SET TASK: Leave out the pictures and transcribe everything else exactly.

RECORDED INFORMATION:
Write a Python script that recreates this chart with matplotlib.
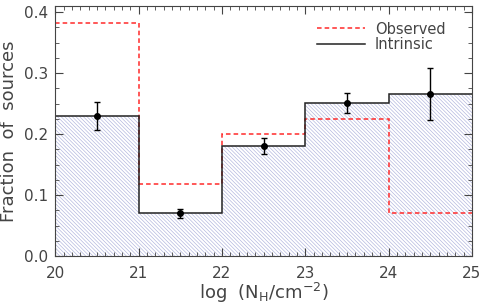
import matplotlib.pyplot as plt
from matplotlib.ticker import MultipleLocator

plt.rcParams["font.family"] = "DejaVu Sans"
plt.rcParams["mathtext.default"] = "regular"
plt.rcParams["hatch.linewidth"] = 0.45
plt.rcParams["hatch.color"] = "#aeb2dc"

edges = [20, 21, 22, 23, 24, 25]
observed = [0.382, 0.118, 0.200, 0.225, 0.070]
intrinsic = [0.229, 0.070, 0.180, 0.251, 0.266]
centers = [20.5, 21.5, 22.5, 23.5, 24.5]
err_lo = [0.023, 0.007, 0.013, 0.016, 0.043]
err_hi = [0.024, 0.007, 0.013, 0.016, 0.043]

GREY = "#444444"


def main():
    fig = plt.figure(figsize=(4.8, 3.07), dpi=100)
    ax = fig.add_axes([0.115, 0.166, 0.868, 0.814])

    # hatched fill under the intrinsic distribution
    ax.stairs(intrinsic, edges, baseline=0, fill=True, facecolor="none",
              edgecolor="#aeb2dc", hatch="\\" * 9, linewidth=0)
    ax.stairs(observed, edges, baseline=None, color="#ff2a2a", ls=(0, (3, 2)),
              lw=1.1, label="Observed")
    ax.stairs(intrinsic, edges, baseline=None, color="#222222", lw=1.1,
              label="Intrinsic")
    ax.errorbar(centers, intrinsic, yerr=[err_lo, err_hi], fmt="o", color="black",
                ms=4, capsize=2.5, elinewidth=1, capthick=1)

    ax.set_xlim(20, 25)
    ax.set_ylim(0, 0.41)
    ax.xaxis.set_major_locator(MultipleLocator(1))
    ax.xaxis.set_minor_locator(MultipleLocator(0.1))
    ax.yaxis.set_major_locator(MultipleLocator(0.1))
    ax.yaxis.set_minor_locator(MultipleLocator(0.025))
    ax.yaxis.set_major_formatter(lambda v, p: f"{v:.1f}")
    ax.tick_params(which="both", direction="in", top=True, right=True,
                   labelsize=11, colors=GREY, labelcolor=GREY)
    ax.tick_params(which="major", length=6, pad=5)
    ax.tick_params(which="minor", length=3)
    ax.tick_params(axis="x", which="major", pad=7)
    for s in ax.spines.values():
        s.set_color(GREY)

    ax.set_xlabel(r"log  (N$_H$/cm$^{-2}$)", fontsize=13, color=GREY,
                  labelpad=0)
    ax.set_ylabel("Fraction  of  sources", fontsize=13, color=GREY, labelpad=4)
    ax.legend(loc="upper right", frameon=False, fontsize=10.5, handlelength=3.3,
              borderaxespad=0.4, labelspacing=0.05, handletextpad=0.7,
              bbox_to_anchor=(0.965, 0.985), labelcolor=GREY)
    fig.savefig("out.png", dpi=100)


if __name__ == "__main__":
    main()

RESULT:
Write a Python script that recreates this chart with matplotlib.
import matplotlib.pyplot as plt
from matplotlib.ticker import MultipleLocator

plt.rcParams["font.family"] = "DejaVu Sans"
plt.rcParams["mathtext.default"] = "regular"
plt.rcParams["hatch.linewidth"] = 0.45
plt.rcParams["hatch.color"] = "#aeb2dc"

edges = [20, 21, 22, 23, 24, 25]
observed = [0.382, 0.118, 0.200, 0.225, 0.070]
intrinsic = [0.229, 0.070, 0.180, 0.251, 0.266]
centers = [20.5, 21.5, 22.5, 23.5, 24.5]
err_lo = [0.023, 0.007, 0.013, 0.016, 0.043]
err_hi = [0.024, 0.007, 0.013, 0.016, 0.043]

GREY = "#444444"


def main():
    fig = plt.figure(figsize=(4.8, 3.07), dpi=100)
    ax = fig.add_axes([0.115, 0.166, 0.868, 0.814])

    # hatched fill under the intrinsic distribution
    ax.stairs(intrinsic, edges, baseline=0, fill=True, facecolor="none",
              edgecolor="#aeb2dc", hatch="\\" * 9, linewidth=0)
    ax.stairs(observed, edges, baseline=None, color="#ff2a2a", ls=(0, (3, 2)),
              lw=1.1, label="Observed")
    ax.stairs(intrinsic, edges, baseline=None, color="#222222", lw=1.1,
              label="Intrinsic")
    ax.errorbar(centers, intrinsic, yerr=[err_lo, err_hi], fmt="o", color="black",
                ms=4, capsize=2.5, elinewidth=1, capthick=1)

    ax.set_xlim(20, 25)
    ax.set_ylim(0, 0.41)
    ax.xaxis.set_major_locator(MultipleLocator(1))
    ax.xaxis.set_minor_locator(MultipleLocator(0.1))
    ax.yaxis.set_major_locator(MultipleLocator(0.1))
    ax.yaxis.set_minor_locator(MultipleLocator(0.025))
    ax.yaxis.set_major_formatter(lambda v, p: f"{v:.1f}")
    ax.tick_params(which="both", direction="in", top=True, right=True,
                   labelsize=11, colors=GREY, labelcolor=GREY)
    ax.tick_params(which="major", length=6, pad=5)
    ax.tick_params(which="minor", length=3)
    ax.tick_params(axis="x", which="major", pad=7)
    for s in ax.spines.values():
        s.set_color(GREY)

    ax.set_xlabel(r"log  (N$_H$/cm$^{-2}$)", fontsize=13, color=GREY,
                  labelpad=0)
    ax.set_ylabel("Fraction  of  sources", fontsize=13, color=GREY, labelpad=4)
    ax.legend(loc="upper right", frameon=False, fontsize=10.5, handlelength=3.3,
              borderaxespad=0.4, labelspacing=0.05, handletextpad=0.7,
              bbox_to_anchor=(0.965, 0.985), labelcolor=GREY)
    fig.savefig("out.png", dpi=100)


if __name__ == "__main__":
    main()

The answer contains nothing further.